Na última viagem o casal também passou por apertos quando a caminhonete atolou num deserto de sal, o salar Uyuni, na Patagônia. “Foi praticamente uma bobeira que eu dei, mas se não fossem os habitantes locais, que cavaram na neve até conseguir nos puxar, a gente não teria saído de lá de jeito nenhum”, conta Jayro. Também passaram por maus momentos no Chile, num intersalar a 5.700 metros de altura (mais da metade de um Everest), com os termômetros marcando 25 graus negativos. Naquela altitude não tem neve, é só aquele frio seco, sem umidade alguma. “Nestes desertos de sal que um dia foram mar a gente sente muita falta de ar e bota sangue por tudo quanto é lugar”, conta Sylvia, que desta vez garante: levará uma máscara de oxigênio para enfrentar estas altitudes.
Um dos truques de Jayro para que nada falte na viagem é dividir o carro em compartimentos, fazendo um inventário superdetalhado de tudo que estão carregando e que não são poucas. Assim, ele e Sylvia conseguem encontrar na hora tudo o que precisam. São quilos de alimentos desidratados, talharim, biscoitos, caixas de leite, além de galões e mais galões de água, que é uma das mercadorias mais valorizadas e caras na região, chegando a custar mais do que um bom vinho.
Segundo Jayro e Sylvia, a saída é a hora mais marcante da viagem, pois cada uma representa uma incógnita. Então, antes de partir para uma nova aventura, eles se recolhem na capelinha que têm em casa para meditar e pedir proteção, não só para si próprios, mas também e, principalmente, para os que ficam.

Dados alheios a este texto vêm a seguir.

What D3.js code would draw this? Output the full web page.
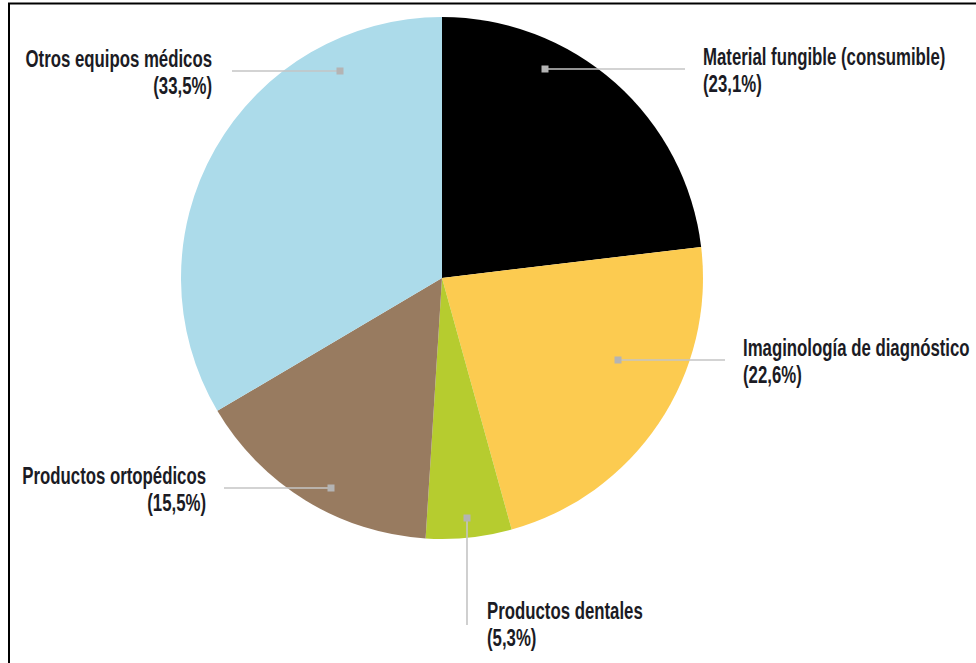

No mais, o que resta dessas viagens são boas recordações, que não são poucas. Sylvia conta que tocou sanfona num Réveillon no Chuaí e foi filmada por um canal de TV sul-americano. Dois anos depois, quando estiveram novamente no Chile, ela foi reconhecida, sendo chamada na rua de la artista.
Outra surpresa foi quando chegaram a um lugarejo na véspera de Natal e decidiram acampar no mesmo camping onde haviam estado na viagem anterior. “Nós não avisamos que iríamos, ninguém estava esperando a gente, mas um amigo que fizemos lá, o Jorge, estava com a camisa de nossa expedição e sua mulher comentou que ele só colocava aquela camisa em ocasiões especiais. Aquilo nos deixou emocionados, pois vimos que tínhamos sido pessoas inesquecíveis para eles”, disse.
Amigos, aliás, o casal faz por toda parte e calor humano é o que eles mais têm encontrado em suas viagens. “Nunca passamos por situações de violência, pelo contrário. Na estrada é um por todos e todos por um o tempo todo”, continua Jayro.